| DATA RECORDS |
____

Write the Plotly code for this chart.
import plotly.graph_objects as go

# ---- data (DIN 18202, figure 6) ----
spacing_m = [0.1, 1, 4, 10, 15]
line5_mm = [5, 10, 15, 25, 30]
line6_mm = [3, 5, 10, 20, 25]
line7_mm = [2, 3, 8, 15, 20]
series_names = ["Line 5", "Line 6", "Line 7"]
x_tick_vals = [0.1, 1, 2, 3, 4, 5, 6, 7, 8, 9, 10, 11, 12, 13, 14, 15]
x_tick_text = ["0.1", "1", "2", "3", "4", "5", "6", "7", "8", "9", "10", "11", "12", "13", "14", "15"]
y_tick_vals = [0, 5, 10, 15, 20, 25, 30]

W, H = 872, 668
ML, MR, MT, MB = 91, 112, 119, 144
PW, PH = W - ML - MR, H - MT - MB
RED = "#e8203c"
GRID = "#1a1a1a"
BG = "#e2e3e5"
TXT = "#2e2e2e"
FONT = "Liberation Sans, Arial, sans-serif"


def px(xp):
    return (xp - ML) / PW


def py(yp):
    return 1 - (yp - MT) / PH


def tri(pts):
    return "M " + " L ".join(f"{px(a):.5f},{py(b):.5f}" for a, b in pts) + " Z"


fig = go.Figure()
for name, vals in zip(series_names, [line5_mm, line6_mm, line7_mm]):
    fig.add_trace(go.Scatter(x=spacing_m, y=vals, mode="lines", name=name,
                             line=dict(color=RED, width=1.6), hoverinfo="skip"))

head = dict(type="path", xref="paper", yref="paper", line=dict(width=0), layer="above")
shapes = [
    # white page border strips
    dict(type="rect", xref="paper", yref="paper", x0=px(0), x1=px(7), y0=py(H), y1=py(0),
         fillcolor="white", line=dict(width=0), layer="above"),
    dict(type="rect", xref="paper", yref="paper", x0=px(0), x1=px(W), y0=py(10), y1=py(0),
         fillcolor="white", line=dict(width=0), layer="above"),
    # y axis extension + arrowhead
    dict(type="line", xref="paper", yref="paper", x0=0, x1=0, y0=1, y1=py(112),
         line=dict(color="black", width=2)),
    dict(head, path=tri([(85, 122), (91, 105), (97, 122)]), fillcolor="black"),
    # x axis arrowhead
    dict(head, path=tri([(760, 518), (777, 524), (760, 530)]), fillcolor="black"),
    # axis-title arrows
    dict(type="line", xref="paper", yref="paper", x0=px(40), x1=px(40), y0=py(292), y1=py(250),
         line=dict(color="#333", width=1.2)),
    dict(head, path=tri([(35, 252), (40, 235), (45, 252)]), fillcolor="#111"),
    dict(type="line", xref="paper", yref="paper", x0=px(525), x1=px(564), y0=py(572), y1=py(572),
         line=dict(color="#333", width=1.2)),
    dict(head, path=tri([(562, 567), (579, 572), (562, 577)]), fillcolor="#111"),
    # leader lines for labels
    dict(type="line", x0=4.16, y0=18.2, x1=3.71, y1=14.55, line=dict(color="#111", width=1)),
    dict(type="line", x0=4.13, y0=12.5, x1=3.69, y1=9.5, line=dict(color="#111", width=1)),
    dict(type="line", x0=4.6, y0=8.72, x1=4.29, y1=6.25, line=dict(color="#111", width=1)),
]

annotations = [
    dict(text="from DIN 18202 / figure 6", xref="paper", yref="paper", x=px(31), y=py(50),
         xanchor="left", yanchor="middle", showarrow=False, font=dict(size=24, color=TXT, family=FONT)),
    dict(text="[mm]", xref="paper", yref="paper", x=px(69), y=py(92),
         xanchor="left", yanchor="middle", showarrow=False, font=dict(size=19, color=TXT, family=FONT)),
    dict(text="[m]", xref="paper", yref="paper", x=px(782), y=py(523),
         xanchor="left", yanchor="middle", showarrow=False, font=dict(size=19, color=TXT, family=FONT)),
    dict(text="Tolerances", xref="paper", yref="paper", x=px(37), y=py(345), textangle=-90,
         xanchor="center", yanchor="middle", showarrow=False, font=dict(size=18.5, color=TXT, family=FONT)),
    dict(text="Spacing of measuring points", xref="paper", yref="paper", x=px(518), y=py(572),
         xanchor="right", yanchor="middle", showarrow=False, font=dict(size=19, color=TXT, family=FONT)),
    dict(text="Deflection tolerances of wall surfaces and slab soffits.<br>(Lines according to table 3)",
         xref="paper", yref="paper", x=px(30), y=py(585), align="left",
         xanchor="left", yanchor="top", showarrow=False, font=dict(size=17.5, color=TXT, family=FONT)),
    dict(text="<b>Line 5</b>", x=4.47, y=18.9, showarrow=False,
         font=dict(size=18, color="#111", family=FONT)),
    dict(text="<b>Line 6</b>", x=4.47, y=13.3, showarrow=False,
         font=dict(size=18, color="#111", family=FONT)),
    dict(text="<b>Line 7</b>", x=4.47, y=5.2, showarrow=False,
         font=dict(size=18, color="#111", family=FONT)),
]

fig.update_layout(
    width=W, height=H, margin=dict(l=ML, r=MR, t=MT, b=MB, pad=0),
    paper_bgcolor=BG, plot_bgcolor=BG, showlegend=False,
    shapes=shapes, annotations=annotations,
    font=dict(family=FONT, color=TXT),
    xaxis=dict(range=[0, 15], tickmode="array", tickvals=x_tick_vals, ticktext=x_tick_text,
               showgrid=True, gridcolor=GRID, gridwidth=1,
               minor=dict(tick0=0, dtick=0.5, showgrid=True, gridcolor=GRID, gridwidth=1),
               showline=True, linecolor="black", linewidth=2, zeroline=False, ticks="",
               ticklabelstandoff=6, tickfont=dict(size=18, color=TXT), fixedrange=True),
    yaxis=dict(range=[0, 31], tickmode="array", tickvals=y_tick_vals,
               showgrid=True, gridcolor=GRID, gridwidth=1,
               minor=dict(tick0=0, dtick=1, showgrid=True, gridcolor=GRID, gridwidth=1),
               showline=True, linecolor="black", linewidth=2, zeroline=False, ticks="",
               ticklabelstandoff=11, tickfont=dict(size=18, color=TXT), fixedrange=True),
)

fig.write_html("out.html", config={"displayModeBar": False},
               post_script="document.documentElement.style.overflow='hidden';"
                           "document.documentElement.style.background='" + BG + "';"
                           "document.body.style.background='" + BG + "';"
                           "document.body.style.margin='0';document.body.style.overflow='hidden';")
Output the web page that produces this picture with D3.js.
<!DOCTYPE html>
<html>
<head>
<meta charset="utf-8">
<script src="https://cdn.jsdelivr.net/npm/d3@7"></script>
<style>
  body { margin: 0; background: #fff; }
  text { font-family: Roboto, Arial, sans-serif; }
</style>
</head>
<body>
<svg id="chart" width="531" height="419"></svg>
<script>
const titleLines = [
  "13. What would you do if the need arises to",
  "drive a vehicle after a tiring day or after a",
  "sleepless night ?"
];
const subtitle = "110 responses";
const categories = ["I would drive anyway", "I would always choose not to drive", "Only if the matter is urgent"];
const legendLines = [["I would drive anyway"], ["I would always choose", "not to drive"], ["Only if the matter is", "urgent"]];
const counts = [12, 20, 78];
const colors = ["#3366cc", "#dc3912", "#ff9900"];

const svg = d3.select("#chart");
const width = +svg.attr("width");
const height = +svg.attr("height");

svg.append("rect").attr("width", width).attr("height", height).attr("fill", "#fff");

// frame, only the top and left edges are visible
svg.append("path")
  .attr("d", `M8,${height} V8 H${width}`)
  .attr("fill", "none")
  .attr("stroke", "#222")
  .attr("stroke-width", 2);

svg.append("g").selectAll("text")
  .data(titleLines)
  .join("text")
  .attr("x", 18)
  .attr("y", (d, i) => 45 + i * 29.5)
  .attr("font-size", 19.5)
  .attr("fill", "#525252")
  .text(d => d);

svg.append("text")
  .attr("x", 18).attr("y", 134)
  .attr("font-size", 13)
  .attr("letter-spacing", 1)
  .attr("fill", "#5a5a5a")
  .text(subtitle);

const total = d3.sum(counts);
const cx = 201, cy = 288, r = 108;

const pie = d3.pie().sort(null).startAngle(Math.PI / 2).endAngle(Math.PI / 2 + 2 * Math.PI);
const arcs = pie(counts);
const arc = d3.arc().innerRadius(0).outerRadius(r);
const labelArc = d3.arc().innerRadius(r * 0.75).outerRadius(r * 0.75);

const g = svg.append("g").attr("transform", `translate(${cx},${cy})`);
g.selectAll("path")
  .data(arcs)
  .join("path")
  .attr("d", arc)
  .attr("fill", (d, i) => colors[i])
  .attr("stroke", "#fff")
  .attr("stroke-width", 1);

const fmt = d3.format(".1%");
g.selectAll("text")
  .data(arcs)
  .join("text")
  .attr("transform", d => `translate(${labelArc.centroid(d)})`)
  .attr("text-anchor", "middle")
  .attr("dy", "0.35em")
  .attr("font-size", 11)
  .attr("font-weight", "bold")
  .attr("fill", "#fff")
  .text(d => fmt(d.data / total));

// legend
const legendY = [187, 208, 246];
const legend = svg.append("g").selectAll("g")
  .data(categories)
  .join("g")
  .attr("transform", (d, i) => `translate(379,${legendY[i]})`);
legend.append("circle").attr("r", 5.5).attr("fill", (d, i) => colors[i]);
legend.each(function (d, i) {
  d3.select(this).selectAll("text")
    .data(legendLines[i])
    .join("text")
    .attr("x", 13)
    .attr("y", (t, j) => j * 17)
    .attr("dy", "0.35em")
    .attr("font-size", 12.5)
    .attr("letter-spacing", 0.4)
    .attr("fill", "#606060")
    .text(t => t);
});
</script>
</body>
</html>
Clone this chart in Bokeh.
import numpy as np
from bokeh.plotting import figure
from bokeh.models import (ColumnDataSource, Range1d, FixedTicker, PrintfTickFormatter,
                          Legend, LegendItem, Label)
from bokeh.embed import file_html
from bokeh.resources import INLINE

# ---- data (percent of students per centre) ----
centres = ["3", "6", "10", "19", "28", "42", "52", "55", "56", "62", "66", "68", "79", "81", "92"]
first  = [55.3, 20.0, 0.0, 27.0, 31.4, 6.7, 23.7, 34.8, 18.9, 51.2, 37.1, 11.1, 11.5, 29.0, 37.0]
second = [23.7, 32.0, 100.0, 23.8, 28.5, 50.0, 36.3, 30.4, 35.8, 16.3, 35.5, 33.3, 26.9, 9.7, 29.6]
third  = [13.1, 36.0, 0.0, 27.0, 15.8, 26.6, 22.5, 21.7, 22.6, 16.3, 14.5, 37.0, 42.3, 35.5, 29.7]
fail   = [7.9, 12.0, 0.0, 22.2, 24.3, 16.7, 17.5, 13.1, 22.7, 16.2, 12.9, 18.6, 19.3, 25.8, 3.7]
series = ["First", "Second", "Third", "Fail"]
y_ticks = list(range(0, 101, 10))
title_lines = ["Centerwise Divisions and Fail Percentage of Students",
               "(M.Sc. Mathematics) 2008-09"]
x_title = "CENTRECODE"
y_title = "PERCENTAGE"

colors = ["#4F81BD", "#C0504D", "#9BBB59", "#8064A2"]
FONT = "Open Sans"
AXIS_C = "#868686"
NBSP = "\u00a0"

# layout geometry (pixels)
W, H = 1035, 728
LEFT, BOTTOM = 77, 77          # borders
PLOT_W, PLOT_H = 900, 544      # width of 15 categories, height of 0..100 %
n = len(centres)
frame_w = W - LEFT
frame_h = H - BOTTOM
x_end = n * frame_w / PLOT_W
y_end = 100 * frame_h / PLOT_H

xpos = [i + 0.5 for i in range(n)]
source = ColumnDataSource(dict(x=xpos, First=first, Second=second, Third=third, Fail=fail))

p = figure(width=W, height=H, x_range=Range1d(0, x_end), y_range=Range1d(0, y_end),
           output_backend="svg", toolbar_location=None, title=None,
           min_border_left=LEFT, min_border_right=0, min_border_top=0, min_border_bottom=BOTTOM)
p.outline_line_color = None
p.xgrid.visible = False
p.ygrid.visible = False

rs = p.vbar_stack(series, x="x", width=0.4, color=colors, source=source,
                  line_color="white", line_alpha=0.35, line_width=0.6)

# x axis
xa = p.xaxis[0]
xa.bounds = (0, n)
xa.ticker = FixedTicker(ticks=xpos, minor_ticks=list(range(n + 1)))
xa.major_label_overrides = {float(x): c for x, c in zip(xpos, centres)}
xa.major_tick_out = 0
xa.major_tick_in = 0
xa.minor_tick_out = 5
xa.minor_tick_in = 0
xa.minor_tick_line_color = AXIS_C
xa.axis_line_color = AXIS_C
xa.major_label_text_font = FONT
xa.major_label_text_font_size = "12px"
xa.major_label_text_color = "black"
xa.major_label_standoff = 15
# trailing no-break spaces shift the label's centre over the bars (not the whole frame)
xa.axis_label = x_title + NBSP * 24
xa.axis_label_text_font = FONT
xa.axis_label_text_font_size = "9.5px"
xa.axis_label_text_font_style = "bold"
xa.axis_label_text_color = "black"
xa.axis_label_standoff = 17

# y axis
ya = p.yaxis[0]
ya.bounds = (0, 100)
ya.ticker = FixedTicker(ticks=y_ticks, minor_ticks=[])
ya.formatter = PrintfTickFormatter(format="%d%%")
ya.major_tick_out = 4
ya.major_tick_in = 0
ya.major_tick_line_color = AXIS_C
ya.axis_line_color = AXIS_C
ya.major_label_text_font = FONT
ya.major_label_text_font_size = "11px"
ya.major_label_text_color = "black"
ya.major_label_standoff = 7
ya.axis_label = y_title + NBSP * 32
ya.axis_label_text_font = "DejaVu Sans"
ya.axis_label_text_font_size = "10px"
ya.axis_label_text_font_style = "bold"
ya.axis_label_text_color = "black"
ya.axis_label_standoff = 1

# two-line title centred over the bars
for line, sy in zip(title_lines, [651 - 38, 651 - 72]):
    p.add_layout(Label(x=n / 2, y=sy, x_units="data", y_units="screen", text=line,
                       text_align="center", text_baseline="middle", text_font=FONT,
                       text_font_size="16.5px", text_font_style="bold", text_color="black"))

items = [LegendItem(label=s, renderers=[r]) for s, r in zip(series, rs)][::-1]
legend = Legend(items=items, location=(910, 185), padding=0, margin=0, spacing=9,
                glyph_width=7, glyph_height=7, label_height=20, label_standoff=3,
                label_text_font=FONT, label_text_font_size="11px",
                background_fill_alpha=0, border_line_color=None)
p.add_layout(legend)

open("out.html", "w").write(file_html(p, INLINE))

____

| CHALLENGE |
Repeat verbatim the opening run of entries, ending with the line that contains "import plotly.graph_objects as go".

| OUTPUT OF THE TASK |
Write the Plotly code for this chart.
import plotly.graph_objects as go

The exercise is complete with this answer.